* _TASK_
For the data below, report only the number of lines containing the string "page".

* _INFORMATION SHOWN_
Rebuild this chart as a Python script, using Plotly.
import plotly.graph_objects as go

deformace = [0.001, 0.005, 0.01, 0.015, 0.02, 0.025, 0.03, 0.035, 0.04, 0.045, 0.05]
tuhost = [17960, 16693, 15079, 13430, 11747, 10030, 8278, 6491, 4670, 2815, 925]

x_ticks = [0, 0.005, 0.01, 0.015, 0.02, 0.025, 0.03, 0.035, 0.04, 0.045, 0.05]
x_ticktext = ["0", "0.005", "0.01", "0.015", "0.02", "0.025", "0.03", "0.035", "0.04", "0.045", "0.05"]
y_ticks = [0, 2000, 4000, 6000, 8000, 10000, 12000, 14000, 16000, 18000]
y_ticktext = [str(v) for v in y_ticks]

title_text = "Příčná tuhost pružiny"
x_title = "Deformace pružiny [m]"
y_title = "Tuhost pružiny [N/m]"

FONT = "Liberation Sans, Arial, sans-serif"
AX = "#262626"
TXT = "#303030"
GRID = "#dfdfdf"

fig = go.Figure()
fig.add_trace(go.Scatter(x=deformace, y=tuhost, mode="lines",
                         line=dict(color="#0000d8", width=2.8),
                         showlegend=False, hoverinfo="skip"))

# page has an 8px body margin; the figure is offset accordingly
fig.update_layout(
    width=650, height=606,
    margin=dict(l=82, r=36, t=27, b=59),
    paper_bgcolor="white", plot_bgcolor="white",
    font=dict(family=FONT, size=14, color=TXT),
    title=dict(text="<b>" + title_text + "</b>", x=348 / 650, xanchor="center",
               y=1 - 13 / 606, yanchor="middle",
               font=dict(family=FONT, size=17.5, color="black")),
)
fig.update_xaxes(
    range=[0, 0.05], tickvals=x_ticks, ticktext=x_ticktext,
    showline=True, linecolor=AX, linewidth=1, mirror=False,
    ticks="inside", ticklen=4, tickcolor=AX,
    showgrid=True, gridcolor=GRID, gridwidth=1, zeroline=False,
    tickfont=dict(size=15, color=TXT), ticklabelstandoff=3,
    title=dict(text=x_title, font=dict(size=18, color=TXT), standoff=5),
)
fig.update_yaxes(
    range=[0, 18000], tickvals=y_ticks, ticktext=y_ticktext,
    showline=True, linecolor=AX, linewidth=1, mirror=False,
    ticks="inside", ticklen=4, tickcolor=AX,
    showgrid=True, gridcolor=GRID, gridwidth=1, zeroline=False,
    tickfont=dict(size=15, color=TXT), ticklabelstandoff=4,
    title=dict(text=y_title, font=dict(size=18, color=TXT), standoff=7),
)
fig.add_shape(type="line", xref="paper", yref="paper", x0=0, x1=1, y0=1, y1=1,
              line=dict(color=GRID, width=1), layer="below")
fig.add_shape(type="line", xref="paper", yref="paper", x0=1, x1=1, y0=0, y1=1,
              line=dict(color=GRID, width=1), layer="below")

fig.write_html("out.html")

---

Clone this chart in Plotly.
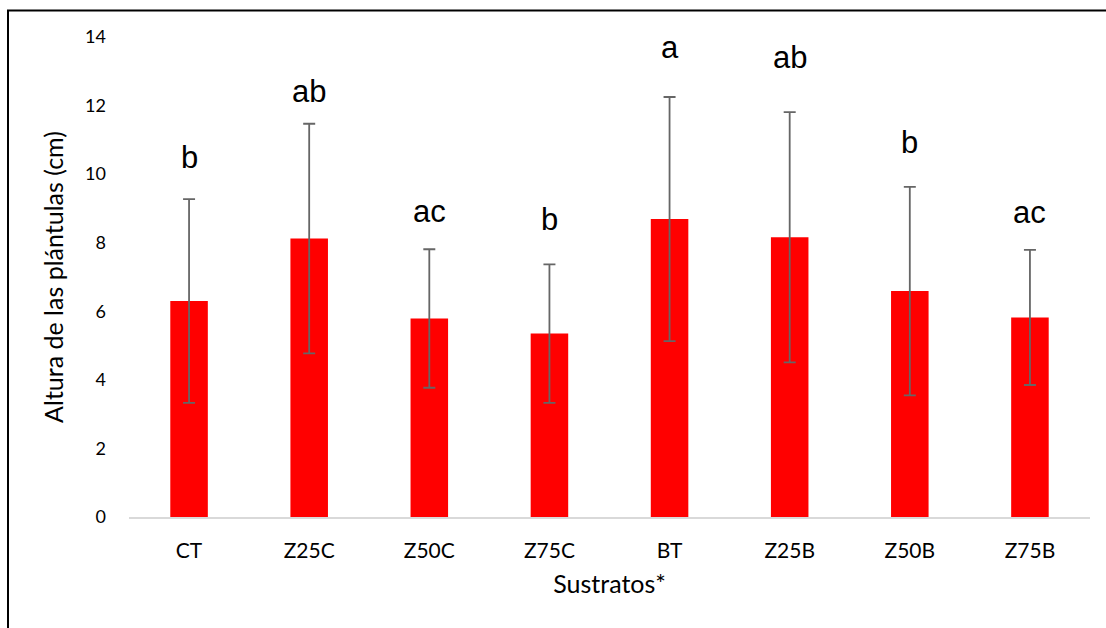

--

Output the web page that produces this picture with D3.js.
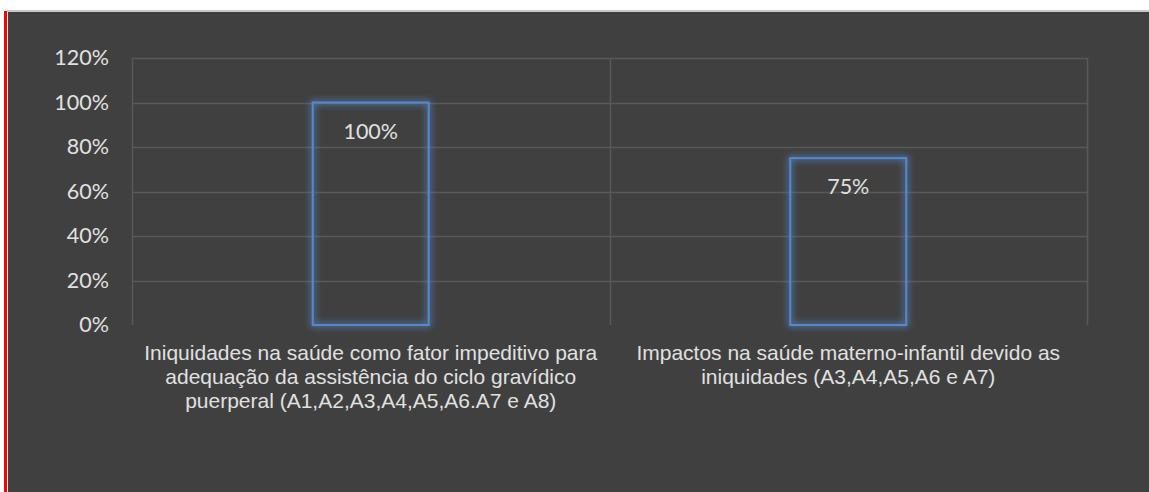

* _WRITTEN SOLUTION_
2